History of Housing
In 1919 fewer than a dozen Tri Delta chapters owned properties. Most members could be found living in crowded dormitories or rooming houses. It was just 30 years after the Fraternity's founding and World War I had ended. The restrictions of the war had been lifted, and students began pouring into college towns and needed safe and comfortable places to live. College administrators were focused on securing classroom space and equipment and could not give their attention to student housing. Concerned for members' health and safety, Fraternity officers encouraged chapters to own their own houses, and they would make funds available where needed. Before the end of the 1920s, 40 houses valued at $2,000,000 had been built, remodeled or were in the blueprint stage. Many of these houses were built according to Fraternity guidelines that called for quiet study rooms, airy sleeping quarters and spacious but homelike living and dining rooms.

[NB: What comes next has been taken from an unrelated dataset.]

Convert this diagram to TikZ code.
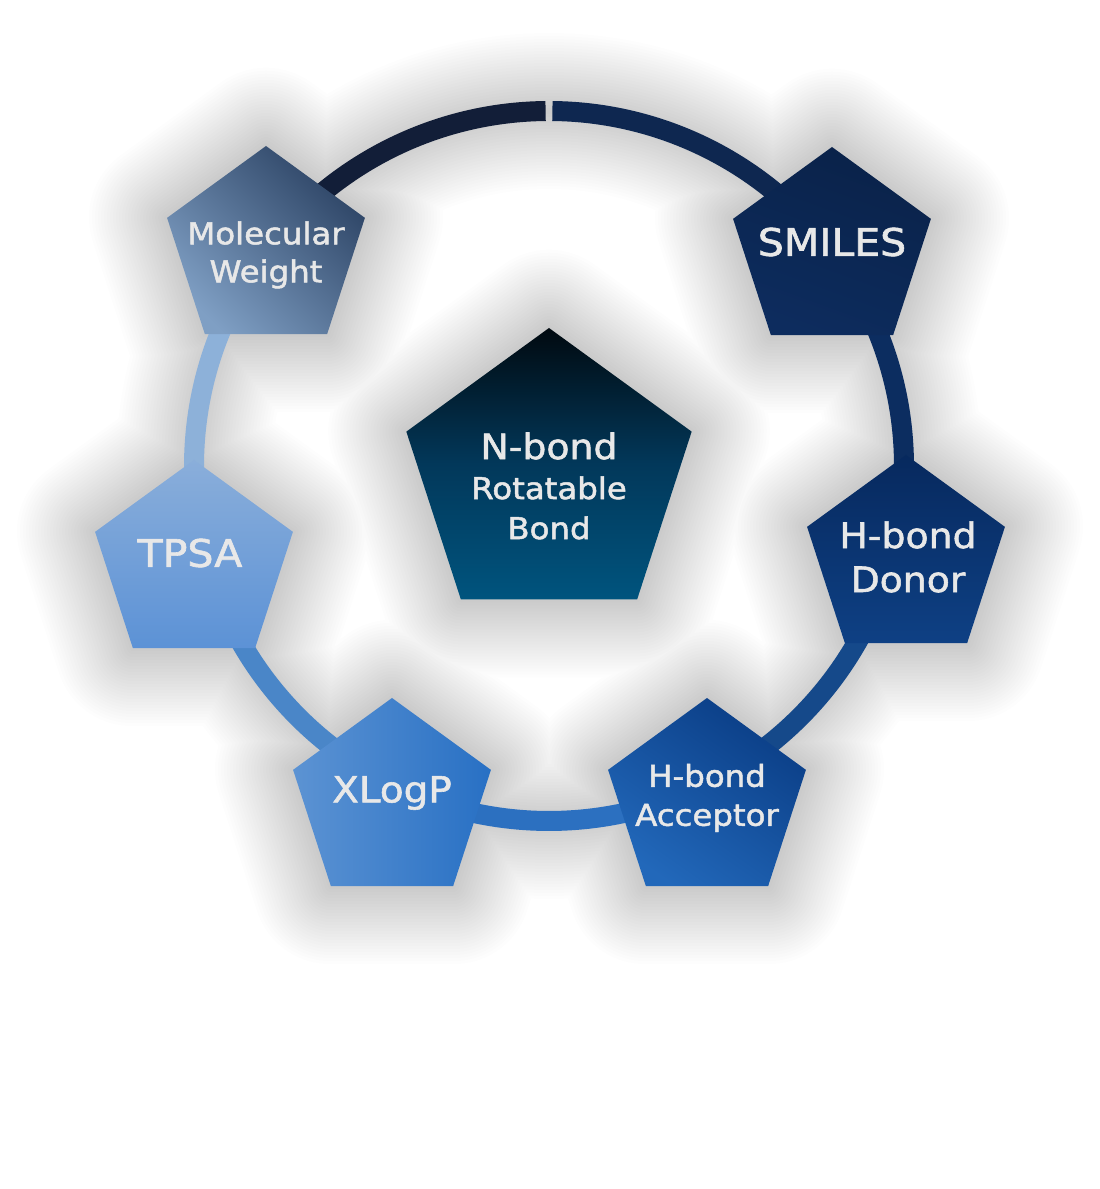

In 1991, the Fraternity formed National House Corporation (NHC) for the purpose of holding property titles, collecting income and submitting net income to the Fraternity. Today, 120 Tri Delta chapters have some sort of chapter space (e.g., traditional house, dorm floor, chapter room, etc). The majority of these are owned and operated by local house corporations made up of Tri Delta alumnae members in the area. National House Corporation currently owns and operates 29 chapter facilities. Executive Office
National House Corporation (NHC) serves as the Fraternity's administrative arm for all matters related to housing and provides resources and support to all Tri Delta properties, regardless of who owns and operates them. Local house corporations and collegiate house managers can utilize the expertise of volunteer housing specialists or online resources such as manuals, model contracts, and recommended partners.
Managing a property successfully requires creating and maintaining a budget, overseeing the day-to-day operations, as well as planning for future improvements. These responsibilities can be overwhelming for volunteers, and local property management companies typically lack an understanding of Greek housing. That is why the Fraternity relies on the professional staff of NHC to provide management services to Tri Delta properties. NHC management services include day-to-day property management, bookkeeping (including accounts payable and receivable) and rent and fee analysis. These services can be tailored to the chapter's needs and can be utilized by all Tri Delta properties whether locally or NHC owned.
Perpetuating the growth of Tri Delta properties requires continual evaluation and enhancement. Properties that are owned and operated by NHC receive this continual support so that they can remain competitive with other housing options provided in their campus community. NHC can assist any Tri Delta chapter with project management and interior design projects. For chapters who have some form of meeting or living space, but who do not own a building or land, NHC provides an Asset Management Program designed to ensure that the spaces are continually enhanced through a three-year renovation rotation.